EghtesadOnline: Iran said on Monday it will surpass the uranium stockpile limit set by its nuclear deal with world powers in the next 10 days, but added that Europe still has time to salvage the agreement, which has been on the verge of breakdown since the US withdrawal last year.
"Today the countdown to pass the 300-kilogram limit of enriched uranium has started and we will pass this limit in 10 days," the spokesperson for the Atomic Energy Organization of Iran said, putting the date for crossing the limit on June 27, ISNA reported.
Behrouz Kamalvandi made the statements during a press conference with journalists at the Arak heavy water facility that was aired live on state television.
In May, Tehran announced a decision to reduce compliance with the 2015 nuclear pact, saying that it will stop selling unspent enriched uranium and heavy water—which is used in nuclear reactors—to other countries, according to Financial Tribune.
In addition, it warned that it will start enriching uranium at a higher level unless the European signatories do their share of saving the agreement by protecting the Iranian economy from renewed US sanctions within 60 days.

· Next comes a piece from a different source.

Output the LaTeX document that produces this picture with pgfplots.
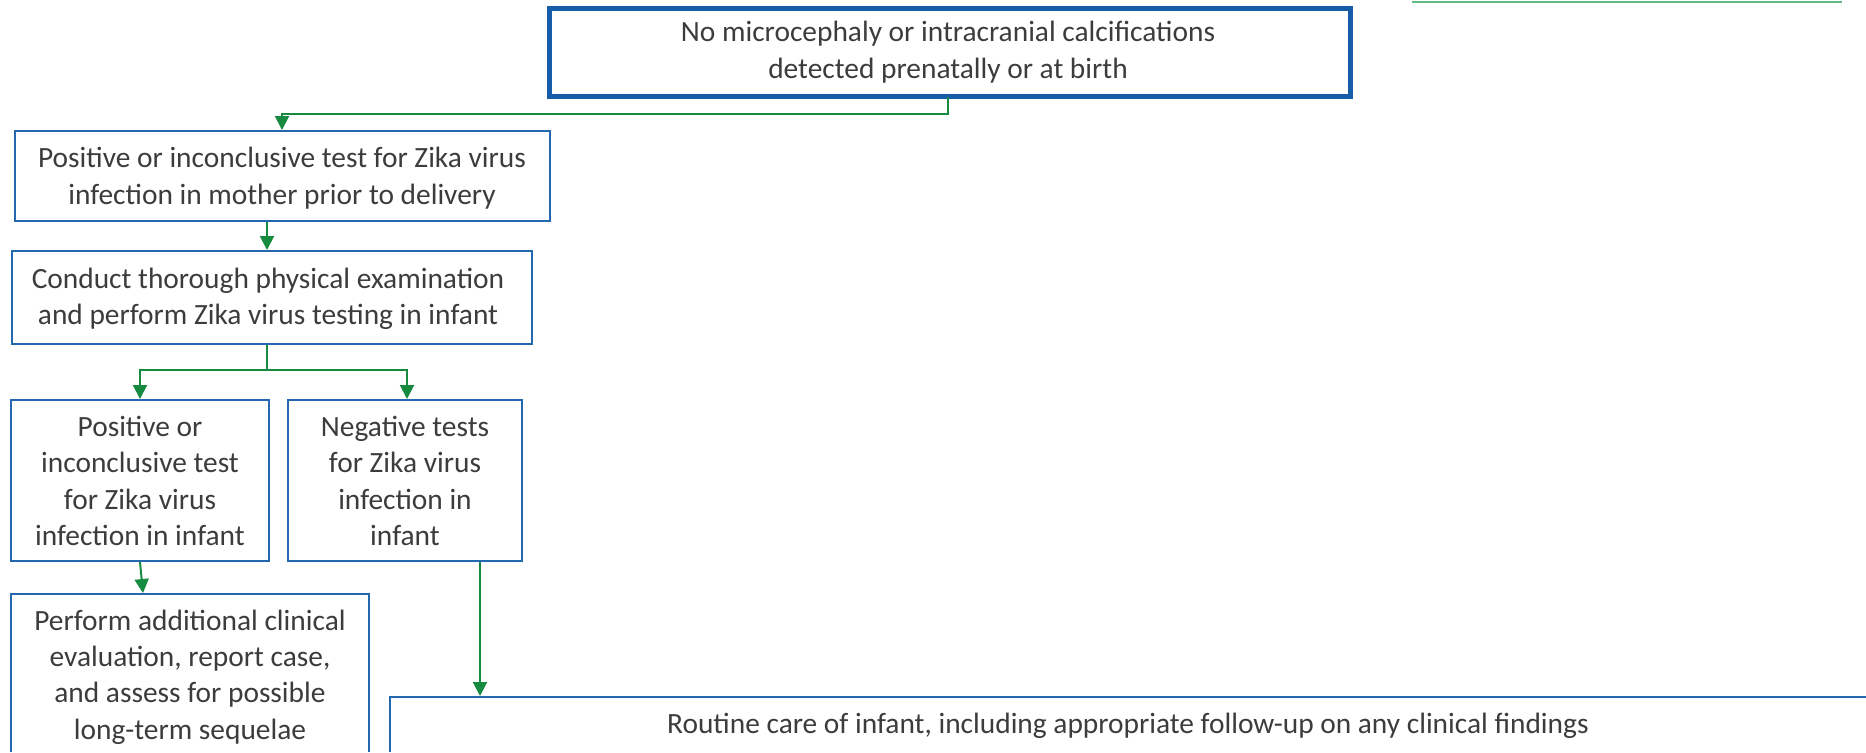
\documentclass[border=0pt]{standalone}
\usepackage{pgfplots}
\pgfplotsset{compat=1.18}
\usepackage{fontspec}
\setmainfont{Carlito}
\usetikzlibrary{arrows.meta}
\definecolor{boxblue}{RGB}{36,104,176}
\definecolor{topblue}{RGB}{22,92,168}
\definecolor{lineg}{RGB}{22,138,62}
\definecolor{lightg}{RGB}{100,186,135}
\definecolor{txt}{RGB}{60,60,60}
\begin{document}
\begin{tikzpicture}
\begin{axis}[
  width=933pt, height=376pt, scale only axis,
  xmin=0, xmax=1866, ymin=0, ymax=752, y dir=reverse,
  axis lines=none, ticks=none,
]
% boxes
\addplot[draw=lightg, line width=1.2pt] coordinates {(1412,2) (1842,2)};
\addplot[draw=topblue, line width=2.5pt] coordinates {(549,8) (1350,8) (1350,96) (549,96)} -- cycle;
\addplot[draw=boxblue, line width=1pt] coordinates {(15,131) (550,131) (550,221) (15,221)} -- cycle;
\addplot[draw=boxblue, line width=1pt] coordinates {(12,251) (532,251) (532,344) (12,344)} -- cycle;
\addplot[draw=boxblue, line width=1pt] coordinates {(11,400) (269,400) (269,561) (11,561)} -- cycle;
\addplot[draw=boxblue, line width=1pt] coordinates {(288,400) (522,400) (522,561) (288,561)} -- cycle;
\addplot[draw=boxblue, line width=1pt] coordinates {(11,752) (11,594) (369,594) (369,752)};
\addplot[draw=boxblue, line width=1pt] coordinates {(390,752) (390,697) (1866,697)};
% connectors
\addplot[draw=lineg, line width=1pt, -{Triangle[length=7pt,width=7pt]}] coordinates {(948,97) (948,114) (282,114) (282,130)};
\addplot[draw=lineg, line width=1pt, -{Triangle[length=7pt,width=7pt]}] coordinates {(267,222) (267,250)};
\addplot[draw=lineg, line width=1pt] coordinates {(267,345) (267,370)};
\addplot[draw=lineg, line width=1pt, -{Triangle[length=7pt,width=7pt]}] coordinates {(407,370) (140,370) (140,399)};
\addplot[draw=lineg, line width=1pt, -{Triangle[length=7pt,width=7pt]}] coordinates {(267,370) (407,370) (407,399)};
\addplot[draw=lineg, line width=1pt, -{Triangle[length=7pt,width=7pt]}] coordinates {(140,562) (143,593)};
\addplot[draw=lineg, line width=1pt, -{Triangle[length=7pt,width=7pt]}] coordinates {(480,562) (480,696)};
% texts
\begin{scope}[every node/.style={text=txt, align=center, font=\fontsize{14.7}{18.2}\selectfont, inner sep=0pt}]
\node at (axis cs:948,52) {No microcephaly or intracranial calcifications\\detected prenatally or at birth};
\node at (axis cs:282,178) {Positive or inconclusive test for Zika virus\\infection in mother prior to delivery};
\node at (axis cs:268,299) {Conduct thorough physical examination\\and perform Zika virus testing in infant};
\node at (axis cs:140,481) {Positive or\\inconclusive test\\for Zika virus\\infection in infant};
\node at (axis cs:405,481) {Negative tests\\for Zika virus\\infection in\\infant};
\node at (axis cs:190,677) {Perform additional clinical\\evaluation, report case,\\and assess for possible\\long-term sequelae};
\node at (axis cs:1128,726) {Routine care of infant, including appropriate follow-up on any clinical findings};
\end{scope}
\end{axis}
\pgfresetboundingbox
\path[use as bounding box] (current axis.south west) rectangle (current axis.north east);
\end{tikzpicture}
\end{document}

Under the nuclear deal, Tehran was allowed to produce low-enriched uranium with a 300-kilogram limit and produce heavy water with a stock capped around 130 tons, according to Reuters.
It could ship the excess amounts out of the country for storage or sale.
Tehran will fully comply with the nuclear agreement again, if Europe takes practical measures to protect Iran's economic interests
The accord, officially known as the Joint Comprehensive Plan of Action, also restricts Iran to enriching uranium to the fissile level of up to 3.67%.
Kamalvandi said Iran can surpass the 130-ton threshold for heavy water in "two months and a half", adding that these measures are being taken within the legal framework set out in the nuclear agreement.
He also noted that Tehran will increase uranium enrichment levels "based on the country's needs".
Iran needs up to 5% enrichment for its nuclear power plant in the southern port of Bushehr and also needs 20% enrichment for Tehran research reactor, the spokesman was quoted as saying by IRNA.
Window of Opportunity
Kamalvandi said Europeans still have time to fulfill their commitments and meet Iran's demands but warned that Iranian patience is wearing thin on their pledges to keep up trade despite US sanctions.
"There is still time for the Europeans to make a decision. Our patience is running out. We waited for a year and recently gave them two months. The deadline is approaching and they can use this opportunity," he said.
The AEOI spokesman stressed that if they fail to use this opportunity, it means they either do not want to honor their commitments or are unable to withstand US pressure.
Kamalvandi said Tehran will fully comply with the nuclear agreement again, if Europe takes "practical" measures to protect Iran's economic interests.
The European parties to the deal, namely France, Britain and Germany, have promised to help Iran find other ways to trade, although with no success so far.
They have set up a special purpose vehicle called the Instrument in Support of Trade Exchanges or INSTEX, a conduit for non-dollar trade with Iran, in an effort to shield at least some of Iran's economy from sweeping US sanctions.
Iran has repeatedly criticized delays in launching the mechanism.